Have you ever seen a picture of Kansas ex-coach Mark Mangino? I am not going to guess how much he weighs. Suffice to say he is morbidly obese. He will probably die as a result.
Charlie Weis, the soon-to-be-ex-coach of Notre Dame, is slightly less obese. But he is still enormous.
If you look around football as a whole, you’ll see many such cases. I recently did just that. I looked at pictures of every single NFL coach. The following are obese, not all of them morbidly, but all of them significantly: Bill Parcells, Rex Ryan, Eric Magini, Tom Cable, Wade Phillips and Andy Reid. This constitutes a fairly large group, meaning its likely that during any given season, a kid watching his favorite team will see on the sidelines an obese coach.
Yes, their job requires no real expenditure of energy. They don’t have to be in shape in order to do their job, but still, they coach some of the most fit athletes in the world. They are surrounded by workouts. I mean, they lead them. Mark Mangino has repeatedly been criticized by his players for working them too hard, for making practices too physically demanding and too exhausting.
But I have yet to hear any announcer comment on their obesity. Anyone’s first thought, upon seeing Mr. Mangino for the first time, would have to do with his weight. But it is entirely ignored. What isn’t ignored is when a player shows up to camp out of shape. Jamarcus Russel, the Raiders’ six foot six inch quarterback, came into training camp weighing 300 pounds, 30 over his game-shape weight. The media exploded with condemnations. How dare he care so little about his fitness! Yet  Mangino’s obesity shouldn’t be ignored and neither should Charlie Weis’.

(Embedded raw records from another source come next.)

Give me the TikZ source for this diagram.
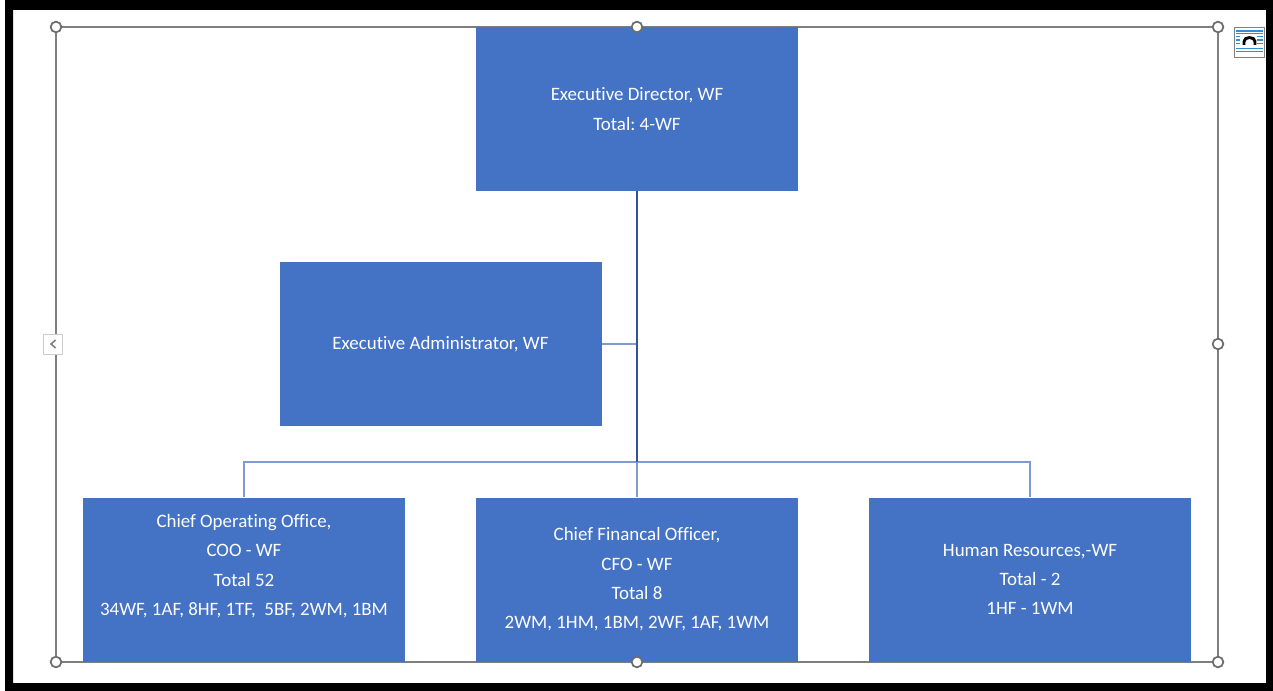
\documentclass[tikz,border=0pt]{standalone}
\usepackage{fontspec}
\setmainfont{Carlito}[Ligatures=NoCommon]
\usepackage{xcolor}
\definecolor{boxblue}{HTML}{4472C4}
\definecolor{trunkblue}{HTML}{2F5597}
\definecolor{linkblue}{HTML}{7F9BD2}
\definecolor{framegray}{HTML}{7F7F7F}
\frenchspacing

\begin{document}
\begin{tikzpicture}[x=0.75pt,y=0.75pt,yscale=-1,xscale=1,
  box/.style={fill=boxblue,draw=none,text=white,align=center,minimum width=241.5pt,minimum height=123pt,inner sep=0pt,font=\fontsize{14.2}{22}\selectfont},
  trunk/.style={draw=trunkblue,line width=1.6pt},
  link/.style={draw=linkblue,line width=1pt},
  handle/.style={circle,draw=framegray!85!black,line width=1.3pt,fill=white,minimum size=8pt,inner sep=0pt}]
\useasboundingbox (0,0) rectangle (1273,691);

% Screen border
\fill[black,even odd rule] (5,0) rectangle (1273,691) (13,10) rectangle (1266,683);

% Selection frame
\draw[framegray,line width=0.8pt] (56,27) rectangle (1218,662);

% Text Node
\node[box] (dir) at (637,109) {Executive Director, WF\\Total: 4-WF};
% Text Node
\node[box] (admin) at (440.5,344) {Executive Administrator, WF};
% Text Node
\node[box] (coo) at (244,579.5) {Chief Operating Office,\\COO - WF\\Total 52\\34WF, 1AF, 8HF, 1TF,\ \ 5BF, 2WM, 1BM\\\mbox{}};
% Text Node
\node[box] (cfo) at (637,579.5) {Chief Financal Officer,\\CFO - WF\\Total 8\\2WM, 1HM, 1BM, 2WF, 1AF, 1WM};
% Text Node
\node[box] (hr) at (1030,579.5) {Human Resources,-WF\\Total - 2\\1HF - 1WM};

\coordinate (bus) at (637,462);

% Connection
\draw[link] (admin.east) -- (admin.east -| bus);
% Connection
\draw[link] (coo.north) |- (bus) -| (hr.north);
% Connection
\draw[link] (bus) -- (cfo.north);
% Connection
\draw[trunk] (dir.south) -- (bus);

% Handles
\foreach \hx/\hy in {56/27,637/27,1218/27,1218/344,1218/662,637/662,56/662}
  \node[handle] (h-\hx-\hy) at (\hx,\hy) {};

% Left tab
\node[draw=gray!40,fill=white,line width=0.6pt,minimum width=14pt,minimum height=15pt,inner sep=0pt] (tab) at (53,344) {};
\draw[gray,line width=1.2pt] ([xshift=2pt,yshift=3pt]tab.center) -- ([xshift=-1.5pt]tab.center) -- ([xshift=2pt,yshift=-3pt]tab.center);

% Layout icon
\node[draw=gray,fill=white,line width=0.6pt,minimum width=23pt,minimum height=23pt,inner sep=0pt] (icon) at (1249.5,42.5) {};
\draw[boxblue!80!cyan,line width=0.8pt] (1236,31) -- (1263,31) (1236,33.7) -- (1263,33.7) (1236,48.5) -- (1263,48.5) (1236,51.2) -- (1263,51.2);
\foreach \ly in {36.7,40,43.3}
  \draw[boxblue!80!cyan,line width=0.8pt] (1236,\ly) -- (1240,\ly) (1257,\ly) -- (1263,\ly);
\draw[black,line width=2.2pt] (1244,45) -- (1244,41.5) arc[start angle=180,end angle=360,x radius=5.5,y radius=4] -- (1255,45);

\end{tikzpicture}
\end{document}
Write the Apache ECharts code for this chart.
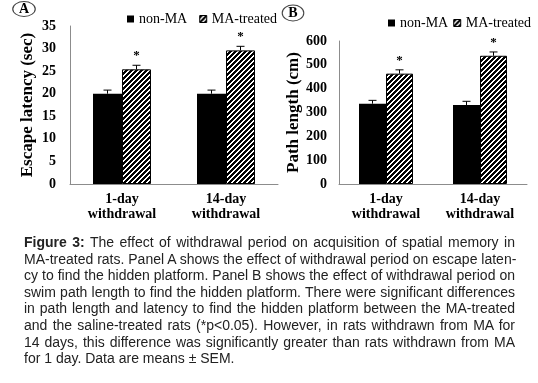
<!DOCTYPE html>
<html>
<head>
<meta charset="utf-8">
<script src="https://cdn.jsdelivr.net/npm/echarts@6/dist/echarts.min.js"></script>
<style>
  body { margin: 0; background: #fff; }
  #main { position: absolute; left: 0; top: 0; width: 538px; height: 383px; }
  #caption { position: absolute; left: 24px; top: 234px; width: 491px;
    font-family: 'Liberation Sans', Arial, sans-serif; font-size: 14px; line-height: 16.6px; color: #222; }
  #caption div { white-space: nowrap; text-align: justify; text-align-last: justify; }
  #caption div.last { text-align-last: left; }
</style>
</head>
<body>
<div id="main"></div>
<div id="caption">
  <div><b>Figure 3:</b> The effect of withdrawal period on acquisition of spatial memory in</div>
  <div>MA-treated rats. Panel A shows the effect of withdrawal period on escape laten-</div>
  <div>cy to find the hidden platform. Panel B shows the effect of withdrawal period on</div>
  <div>swim path length to find the hidden platform. There were significant differences</div>
  <div>in path length and latency to find the hidden platform between the MA-treated</div>
  <div>and the saline-treated rats (*p&lt;0.05). However, in rats withdrawn from MA for</div>
  <div>14 days, this difference was significantly greater than rats withdrawn from MA</div>
  <div class="last">for 1 day. Data are means ± SEM.</div>
</div>
<script>
var cats = ['1-day\nwithdrawal', '14-day\nwithdrawal'];
var seriesNames = ['non-MA', 'MA-treated'];

// panel A - escape latency (sec)
var latNon = [20.0, 20.0];
var latNonErr = [0.8, 0.8];
var latMA = [25.4, 29.6];
var latMAErr = [0.9, 0.9];

// panel B - path length (cm)
var pathNon = [337, 331];
var pathNonErr = [14, 16];
var pathMA = [463, 538];
var pathMAErr = [16, 16];

// significance marks above MA-treated bars
var sigMA = ['*', '*'];

var serif = "'Liberation Serif', 'Times New Roman', serif";

function hatch() {
  var c = document.createElement('canvas');
  c.width = 5; c.height = 5;
  var ctx = c.getContext('2d');
  ctx.fillStyle = '#fff';
  ctx.fillRect(0, 0, 5, 5);
  ctx.fillStyle = '#000';
  for (var x = 0; x < 5; x++) {
    for (var y = 0; y < 5; y++) {
      if ((x + y) % 5 < 3) ctx.fillRect(x, y, 1, 1);
    }
  }
  return c;
}
var hatchFill = { image: hatch(), repeat: 'repeat' };

function errData(vals, errs) {
  var out = [];
  for (var i = 0; i < vals.length; i++) out.push([i, vals[i], errs[i]]);
  return out;
}

function errRender(offset, marks) {
  return function (params, api) {
    var base = api.coord([api.value(0), api.value(1)]);
    var top = api.coord([api.value(0), api.value(1) + api.value(2)]);
    var cx = base[0] + offset;
    var kids = [
      { type: 'line', shape: { x1: cx, y1: base[1], x2: cx, y2: top[1] }, style: { stroke: '#000', lineWidth: 1 } },
      { type: 'line', shape: { x1: cx - 4, y1: top[1], x2: cx + 4, y2: top[1] }, style: { stroke: '#000', lineWidth: 1 } }
    ];
    if (marks && marks[params.dataIndex]) {
      kids.push({ type: 'text', x: cx, y: top[1] - 3,
        style: { text: marks[params.dataIndex], fill: '#000', font: 'bold 13px ' + serif, align: 'center', verticalAlign: 'bottom' } });
    }
    return { type: 'group', children: kids };
  };
}

function xAxisFor(idx) {
  return {
    type: 'category', gridIndex: idx, data: cats,
    axisLine: { lineStyle: { color: '#8c8c8c', width: 1 } },
    axisTick: { show: false },
    axisLabel: { color: '#000', fontFamily: serif, fontWeight: 'bold', fontSize: 14, lineHeight: 15, margin: 8 }
  };
}

function yAxisFor(idx, max, step, name, margin) {
  return {
    type: 'value', gridIndex: idx, min: 0, max: max, interval: step,
    name: name, nameLocation: 'middle', nameGap: 34,
    nameTextStyle: { color: '#000', fontFamily: serif, fontWeight: 'bold', fontSize: 17 },
    axisLine: { show: true, lineStyle: { color: '#8c8c8c', width: 1 } },
    axisTick: { show: false },
    splitLine: { show: false },
    axisLabel: { color: '#000', fontFamily: serif, fontWeight: 'bold', fontSize: 14, margin: margin }
  };
}

function legendFor(left, top, gap) {
  return {
    data: [
      { name: seriesNames[0] },
      { name: seriesNames[1], itemStyle: { borderColor: '#000', borderWidth: 1 } }
    ],
    left: left, top: top, icon: 'rect',
    itemWidth: 7, itemHeight: 7, itemGap: gap, selectedMode: false,
    textStyle: { color: '#000', fontFamily: serif, fontSize: 14 }
  };
}

var chart = echarts.init(document.getElementById('main'), null, { renderer: 'canvas' });

var option = {
  animation: false,
  backgroundColor: '#fff',
  grid: [
    { left: 70, top: 26, width: 208, height: 158 },
    { left: 339, top: 41, width: 188, height: 143 }
  ],
  legend: [legendFor(122, 7, 12), legendFor(383, 11, 5)],
  xAxis: [xAxisFor(0), xAxisFor(1)],
  yAxis: [
    yAxisFor(0, 35, 5, 'Escape latency (sec)', 14),
    yAxisFor(1, 600, 100, 'Path length (cm)', 12)
  ],
  graphic: [
    { type: 'circle', x: 24, y: 9, scaleX: 1.5, shape: { r: 7.5 }, style: { fill: 'none', stroke: '#444', lineWidth: 0.8 } },
    { type: 'text', x: 24, y: 9, style: { text: 'A', font: 'bold 14px ' + serif, fill: '#000', align: 'center', verticalAlign: 'middle' } },
    { type: 'circle', x: 293, y: 13, scaleX: 1.35, shape: { r: 8 }, style: { fill: 'none', stroke: '#444', lineWidth: 0.8 } },
    { type: 'text', x: 293, y: 13, style: { text: 'B', font: 'bold 14px ' + serif, fill: '#000', align: 'center', verticalAlign: 'middle' } }
  ],
  series: [
    { name: 'non-MA', type: 'bar', xAxisIndex: 0, yAxisIndex: 0, data: latNon, barWidth: 29, barGap: '0%',
      itemStyle: { color: '#000' } },
    { name: 'MA-treated', type: 'bar', xAxisIndex: 0, yAxisIndex: 0, data: latMA, barWidth: 29, barGap: '0%',
      itemStyle: { color: hatchFill, borderColor: '#000', borderWidth: 1 } },
    { name: 'non-MA', type: 'bar', xAxisIndex: 1, yAxisIndex: 1, data: pathNon, barWidth: 27, barGap: '0%',
      itemStyle: { color: '#000' } },
    { name: 'MA-treated', type: 'bar', xAxisIndex: 1, yAxisIndex: 1, data: pathMA, barWidth: 27, barGap: '0%',
      itemStyle: { color: hatchFill, borderColor: '#000', borderWidth: 1 } },
    { type: 'custom', xAxisIndex: 0, yAxisIndex: 0, data: errData(latNon, latNonErr), renderItem: errRender(-14.5, null), z: 5 },
    { type: 'custom', xAxisIndex: 0, yAxisIndex: 0, data: errData(latMA, latMAErr), renderItem: errRender(14.5, sigMA), z: 5 },
    { type: 'custom', xAxisIndex: 1, yAxisIndex: 1, data: errData(pathNon, pathNonErr), renderItem: errRender(-13.5, null), z: 5 },
    { type: 'custom', xAxisIndex: 1, yAxisIndex: 1, data: errData(pathMA, pathMAErr), renderItem: errRender(13.5, sigMA), z: 5 }
  ]
};

chart.setOption(option);
</script>
</body>
</html>
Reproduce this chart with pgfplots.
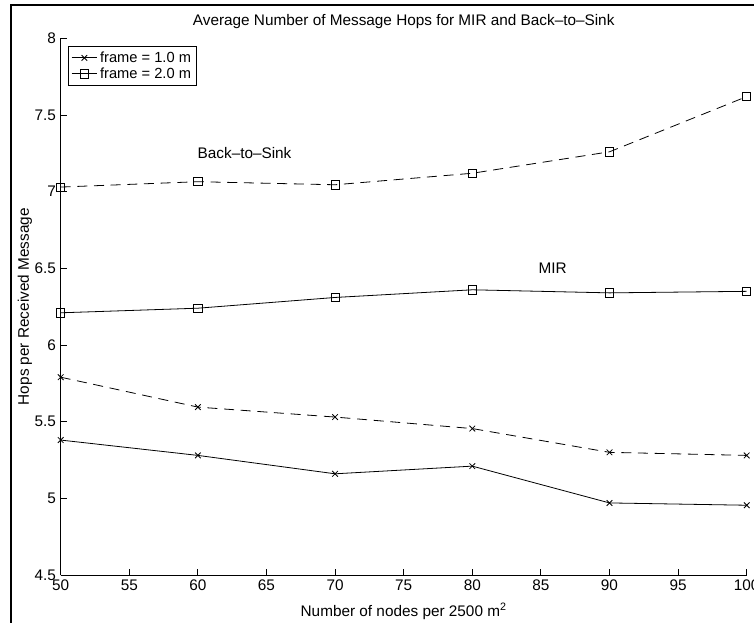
\documentclass[border=0pt]{standalone}
\usepackage{fontspec}
\setmainfont{Liberation Sans}
\usepackage{pgfplots}
\pgfplotsset{compat=1.18}

% Average hops per received message, x = nodes per 2500 m^2
% MIR, frame = 1.0 m
\newcommand{\mirone}{(50,5.38) (60,5.28) (70,5.16) (80,5.21) (90,4.97) (100,4.955)}
% MIR, frame = 2.0 m
\newcommand{\mirtwo}{(50,6.21) (60,6.24) (70,6.31) (80,6.36) (90,6.34) (100,6.35)}
% Back-to-Sink, frame = 1.0 m
\newcommand{\btsone}{(50,5.79) (60,5.595) (70,5.53) (80,5.455) (90,5.30) (100,5.28)}
% Back-to-Sink, frame = 2.0 m
\newcommand{\btstwo}{(50,7.03) (60,7.065) (70,7.045) (80,7.12) (90,7.26) (100,7.62)}

\begin{document}
\begin{tikzpicture}[x=0.75pt,y=0.75pt]
\clip (0,0) rectangle (754,622);
\begin{axis}[
  at={(45.525pt,35.25pt)}, anchor=south west,
  scale only axis, width=514.5pt, height=402.5pt,
  font=\fontsize{11.5}{13.5}\selectfont,
  /pgf/number format/assume math mode=true,
  xmin=50, xmax=100, ymin=4.5, ymax=8,
  enlargelimits=false,
  axis x line=bottom, axis y line=left,
  axis line style={-, line width=0.6pt},
  xtick={50,55,...,100},
  ytick={4.5,5,...,8},
  tick align=inside,
  major tick length=4.5pt,
  tick style={line width=0.6pt, black},
  yticklabel style={font=\fontsize{11.5}{13.5}\selectfont},
  xticklabel style={font=\fontsize{11.5}{13.5}\selectfont},
  title={Average Number of Message Hops for MIR and Back–to–Sink},
  title style={at={(axis description cs:0.5,1.0155)}, anchor=center},
  xlabel={Number of nodes per 2500 m\textsuperscript{2}},
  xlabel style={at={(axis description cs:0.5,-0.068)}, anchor=center},
  ylabel={Hops per Received Message},
  ylabel style={at={(axis description cs:-0.052,0.5)}, anchor=center},
  legend style={at={(axis description cs:0.011,0.986)}, anchor=north west,
    draw=black, line width=0.6pt, fill=white, inner sep=2pt,
    font=\fontsize{11}{13}\selectfont, row sep=-1.5pt,
    cells={anchor=west},
    /tikz/every even column/.append style={column sep=4pt}},
  legend cell align=left,
  legend image code/.code={
    \draw[mark repeat=2, mark phase=2] plot coordinates {(0pt,0pt) (9.5pt,0pt) (19pt,0pt)};
  },
  every axis plot/.append style={black, line width=0.6pt,
    mark options={solid, line width=0.6pt}},
]
\addplot[mark=x, mark size=3pt] coordinates {\mirone};
\addplot[mark=square, mark size=3.1pt] coordinates {\mirtwo};
\addplot[mark=x, mark size=3pt, dash pattern=on 7.5pt off 5pt] coordinates {\btsone};
\addplot[mark=square, mark size=3.1pt, dash pattern=on 7.5pt off 5pt] coordinates {\btstwo};
\legend{frame = 1.0 m, frame = 2.0 m}
\node[anchor=center] at (axis cs:63.4,7.25) {Back–to–Sink};
\node[anchor=center] at (axis cs:85.85,6.5) {MIR};
\end{axis}
\draw[line width=1.5pt] (11,-5) -- (11,617) -- (760,617);
\end{tikzpicture}
\end{document}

The NFL airs commercials on national television advocating their NFL PLAY 60 program. It advocates that each child should get 60 minutes of exercise per day “in order to combat childhood obesity.” Yet they allow morbidly obese coaches. They say nothing. We ought to be appalled. How can we expect kids to take the NFL’s method to heart when they see so many obese coaches on the sidelines, being showered in praise and garnering massive contracts?
This double standard is disgusting. It is detrimental to the league’s well-intentioned programs and by rewarding these coaches it certainly sends the wrong message about what is and isn’t OK.
But this isn’t just football. As a culture we seem to largely ignore the fact that obesity ought not be acceptable. It hurts everyone and benefits no one, not the people who will die because of it, not the kids who we beg to get fit early and stay fit. I am tired of hearing that obesity isn’t a lifestyle choice or is simply genetic or is only a symptom of a culture awash in fast-food and grease and sugar. At some point we have to hold obese people themselves somewhat responsible. I wonder how anyone who played under Coach Mangino could stomach the irony of his demands that they work, work, work!